What our gospel reading this week reminds us, is that Jesus prays for us. According to St John, one of the last things Jesus did before he was betrayed and handed over to death, was to pray for his disciples and those, like us, who would come later because of their witness and mission in the world.
It is worth pausing for a moment and considering the full importance of that fact. The one to whom, through whom, we pray has already – even before our birth, our baptism, our awakening – has already prayed for us!!! Is praying for us. The implications of this are wonderful and all encompassing. Before we are conceived, before we draw our first breath, before we utter our first word, or think to pray, Jesus has prayed for us and is praying for us. We are bathed in pray and surrounded in love and God’s desire to commune with us always.
So when we sing hallelujah and give thanks we are already in the presence of our Beloved and our thanks goes straight into the ear of God. When we cry out in words strangled by fear and despair, when we cannot even find words for our dread and rage, we are already heard and listened to. When we turn up to prayer dry and worn down the source of life and love is already our companion and our stay. When we enter the silence seeking to hear and to share we are simply being still for a moment so that we can discern the one who has been ready and waiting for an eternity for this moment. And when we get up from our prayers and turn to the other demands of life we only glance away from the face of our Beloved, we do not really leave the presence of God.

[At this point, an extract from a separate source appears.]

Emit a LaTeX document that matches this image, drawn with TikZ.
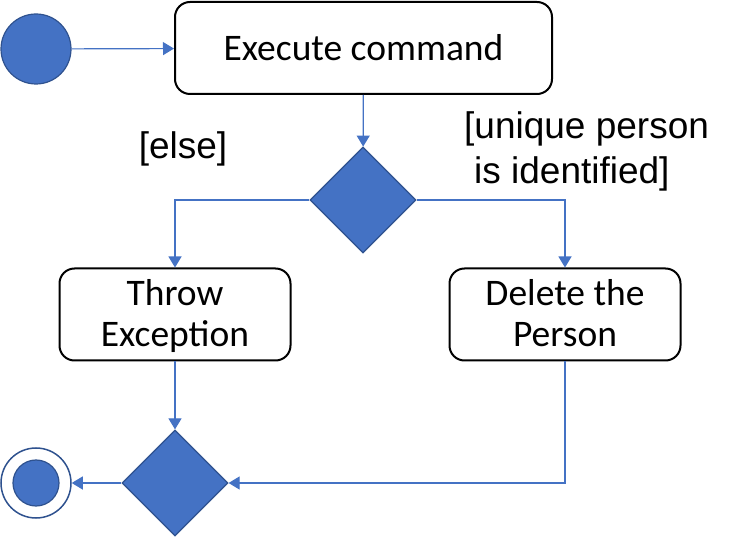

We know from Jesus’ own example that he prayed in many ways. He prayed in the traditional ways the prayers of the faithful in the temple. He prayed in traditional ways the prayers of daily life in the homes of those he visited. He prayed in the silence of the wilderness. He taught his disciples how to pray in the privacy of their own rooms. He prayed over his last meal that it might become sustenance for his people for ever. He prayed with tears and drops of blood in the garden, in such distress that he continually fell to the ground. He prayed that he might be spared. And then he prayed that he might be obedient. He prayed forgiveness from the cross. And with his last breath he prayed that his spirit be given into the hands of his father.
And in the gospel reading this week he prayed three things for his disciples. Firstly that they be protected. Not removed from the world and its troubles but protected. Then he prayed that his disciples, and that includes us, might be at-one-ment with God just as he, Jesus, was. And lastly he prayed that where he was going his disciples, in the fullness of time, might be also.
Because Jesus prayed and prays for us we are invited into communion, intimate and loving conversation, since before our birth, throughout all our days, and into the eternal embrace of God when our days are finished.
Even so, come Lord Jesus Christ, love without end come gather us in.